Have you ever slaved over a translation, sent it off to a client all proud-like, and then get the text back with a curt, "Are you sure that this translation is okay?"
("Yes, that is indeed how all speakers of my language say this," you write despondently.)
And then the next week, the same client comes back to you, about the same text, with, "Are you sure you can't say this in the target language? We would really like to say it this way."
(And you tell your client, "No, if you said that, people would probably bust a gut laughing. For reals.")
I've been there. It's frustrating.
This client behaviour makes you want to close up shop at 9:00 a.m to get right down to the pub for beer o'clock. (That's a thing, right?)
No matter how frustrating, though, you need to deal with clients and their concerns if you're going to have a successful freelance translation business.
Let's look at why translation clients give feedback like this and come up with a strategy to help you prevent it altogether.
Translation clients are like worried parents
When clients get back to you with the translation nit-picks, it's generally from fear.
Their document is important--for their company, for their reputation--and they care about it.
However, they often don't fully master the target language (i.e., your mother tongue), so they worry over any detail that triggers uncertainty.
That's why, as a translation professional, you need to show that you care, and in ways that go beyond language.
How do you do that?
By proactively treating their texts like babies.
Empathize with the parent
So many translators act like casual babysitters who just sit their charges in front of the TV, feed them some junk, and relax.
This is why translation buyers get so antsy about your service. First, you need to recognize these signs for what they are: anxiety.
This anxiety has nothing to do with you, so you need to avoid taking it personally.
And you don’t get rid of your prospect’s anxiety by pretending it doesn’t exist, or worse, by complaining about or badmouthing your client to others.
Instead, you act like a professional and meet that anxiety head on.
How could you, if you were a daycare provider, assuage the anxieties of a worried parent?
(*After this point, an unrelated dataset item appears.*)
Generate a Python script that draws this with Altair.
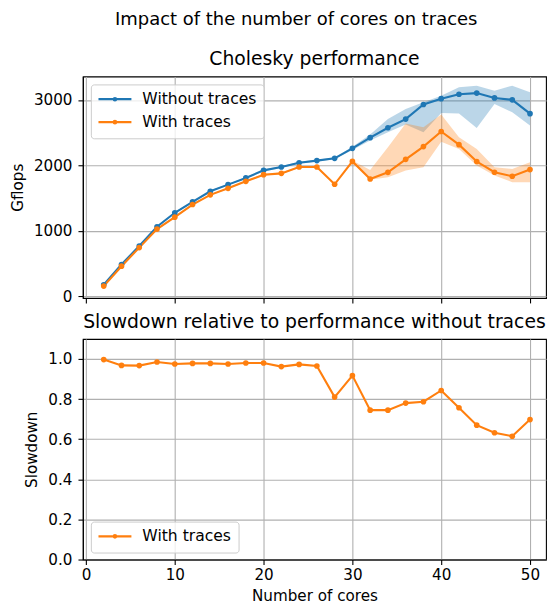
import altair as alt
import pandas as pd

FONT = "DejaVu Sans"
BLUE = "#1f77b4"
ORANGE = "#ff7f0e"
LABEL_SIZE = 15.2
SUPTITLE_SIZE = 18
TITLE_SIZE = 18.8

cores = [2, 4, 6, 8, 10, 12, 14, 16, 18, 20, 22, 24, 26, 28, 30, 32, 34, 36, 38, 40, 42, 44, 46, 48, 50]

without_mean = [172, 482, 766, 1061, 1274, 1441, 1603, 1705, 1807, 1923, 1974, 2040, 2072,
                2107, 2260, 2423, 2575, 2707, 2931, 3020, 3088, 3105, 3031, 3002, 2790]
without_lower = [166, 476, 759, 1053, 1264, 1431, 1592, 1694, 1796, 1910, 1961, 2026, 2058,
                 2093, 2236, 2378, 2506, 2625, 2505, 2800, 2791, 2572, 2938, 2811, 2608]
without_upper = [179, 489, 773, 1069, 1285, 1451, 1614, 1716, 1818, 1936, 1987, 2054, 2086,
                 2121, 2284, 2470, 2709, 2862, 2964, 3066, 3193, 3219, 3142, 3219, 3117]

with_mean = [152, 457, 741, 1024, 1207, 1400, 1548, 1648, 1755, 1857, 1877, 1974, 1974,
             1710, 2060, 1791, 1893, 2092, 2287, 2518, 2316, 2058, 1894, 1833, 1935]
with_lower = [146, 450, 733, 1015, 1197, 1390, 1538, 1638, 1745, 1845, 1865, 1962, 1962,
              1698, 2044, 1780, 1818, 1920, 1971, 2360, 2251, 1997, 1844, 1742, 1742]
with_upper = [159, 465, 750, 1033, 1218, 1410, 1558, 1658, 1765, 1869, 1889, 1986, 1986,
              1722, 2074, 1930, 2277, 2640, 2583, 2779, 2429, 2251, 1971, 1945, 2047]

slowdown = [0.997, 0.968, 0.967, 0.985, 0.975, 0.978, 0.978, 0.975, 0.980, 0.980, 0.962, 0.973,
            0.965, 0.810, 0.917, 0.745, 0.745, 0.780, 0.787, 0.843, 0.757, 0.670, 0.632, 0.615, 0.698]

series_names = ["Without traces", "With traces"]

perf = pd.DataFrame({
    "cores": cores + cores,
    "series": [series_names[0]] * len(cores) + [series_names[1]] * len(cores),
    "gflops": without_mean + with_mean,
    "lower": without_lower + with_lower,
    "upper": without_upper + with_upper,
})
slow = pd.DataFrame({"cores": cores, "series": ["With traces"] * len(cores), "slowdown": slowdown})

# legend symbol: a line with a dot in its middle (matplotlib style), drawn to the right of its anchor
LINE_SYMBOL = "M-1.3,0L4.7,0M1.92,0A0.22,0.22,0,1,1,1.48,0A0.22,0.22,0,1,1,1.92,0Z"

x_scale = alt.Scale(domain=[-0.35, 51.8], nice=False, zero=False)
top_color = alt.Scale(domain=series_names, range=[BLUE, ORANGE])
bot_color = alt.Scale(domain=["With traces"], range=[ORANGE])

legend_style = dict(
    title=None, symbolType=LINE_SYMBOL, symbolSize=121, symbolStrokeWidth=2.2,
    labelFont=FONT, labelFontSize=15.6, labelColor="#000000", labelOffset=29,
    fillColor="rgba(255,255,255,0.8)", strokeColor="#cccccc", cornerRadius=3,
    padding=7, rowPadding=6, orient="none",
)

W = 464

band = alt.Chart(perf).mark_area(opacity=0.3).encode(
    x=alt.X("cores:Q", scale=x_scale,
            axis=alt.Axis(values=[0, 10, 20, 30, 40, 50], labels=False, title=None)),
    y=alt.Y("lower:Q", scale=alt.Scale(domain=[-30, 3360], nice=False, zero=False),
            axis=alt.Axis(values=[0, 1000, 2000, 3000], format="d", title="Gflops")),
    y2="upper:Q",
    fill=alt.Fill("series:N", scale=top_color, legend=None),
)
lines = alt.Chart(perf).mark_line(strokeWidth=2.1, point=alt.OverlayMarkDef(filled=True, size=32)).encode(
    x=alt.X("cores:Q", scale=x_scale),
    y=alt.Y("gflops:Q"),
    color=alt.Color("series:N", scale=top_color,
                    legend=alt.Legend(legendX=8, legendY=8, **legend_style)),
)
top = alt.layer(band, lines).properties(
    width=W, height=222,
    title=alt.TitleParams("Cholesky performance", font=FONT, fontSize=TITLE_SIZE,
                          fontWeight="normal", color="#000000", offset=8),
)

bottom = alt.Chart(slow).mark_line(strokeWidth=2.1, point=alt.OverlayMarkDef(filled=True, size=32)).encode(
    x=alt.X("cores:Q", scale=x_scale,
            axis=alt.Axis(values=[0, 10, 20, 30, 40, 50], title="Number of cores",
                          labelPadding=3, titlePadding=6)),
    y=alt.Y("slowdown:Q", scale=alt.Scale(domain=[0, 1.1], nice=False, zero=False),
            axis=alt.Axis(values=[0, 0.2, 0.4, 0.6, 0.8, 1.0], format=".1f", title="Slowdown")),
    color=alt.Color("series:N", scale=bot_color,
                    legend=alt.Legend(legendX=8, legendY=183, **legend_style)),
).properties(
    width=W, height=221,
    title=alt.TitleParams("Slowdown relative to performance without traces", font=FONT,
                          fontSize=TITLE_SIZE, fontWeight="normal", color="#000000", offset=7),
)

chart = alt.vconcat(top, bottom, spacing=7).resolve_scale(color="independent").properties(
    title=alt.TitleParams("Impact of the number of cores on traces", font=FONT, fontSize=SUPTITLE_SIZE,
                          fontWeight="normal", color="#000000", anchor="middle", offset=20, dx=18),
    padding={"left": 1, "top": 2, "right": 0, "bottom": 0},
    background="white",
).configure_view(
    stroke="#000000", strokeWidth=1.1,
).configure_axis(
    domainColor="#000000", domainWidth=1.1, tickColor="#000000", tickWidth=1.1, tickSize=4.9,
    labelFont=FONT, labelFontSize=LABEL_SIZE, labelColor="#000000",
    titleFont=FONT, titleFontSize=LABEL_SIZE, titleFontWeight="normal", titleColor="#000000",
    gridColor="#b0b0b0", gridWidth=1.1,
).configure_axisY(
    labelPadding=6, titlePadding=8,
)

chart.save("out.html", embed_options={"renderer": "svg", "actions": False})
Give a quick tour of the daycare facilities
Provide a list of rules and expectations
Show the escape route for emergencies
Tell them about your great childhood development reports and updates
Describe your constant improvement plan
In other words, you put everything on the table with a list of clear expectations, activities, logic, approaches, and Plan B's.
And you can do the same with your translation practice:
Give your client a tour of your translation approach (your goals with your text, the kinds of business outcomes you help with)
Provide them with a list of clear expectations (hopefully in the form of a contract)
Have other translators back you up if you get sick or have an emergency
Explain how you will proactively update your client about your milestones
Tell them how you will update a database with their preferred style and terms
This approach goes a long way to easing your client's anxiety.
When they feel reassured, they won't feel the need to nitpick.
Be your client's best caregiver
As a translator, you can’t just act like the casual steward of your client’s text.
You need to be a very caring, attentive, thoughtful, creative, enriching caregiver whose texts, like children home from a happy daycare, come out better for the experience.
If you get your professional process out in the open and treat your texts like the developing children like they are, your client will appreciate your professionalism.
They won't think about nit-picking again.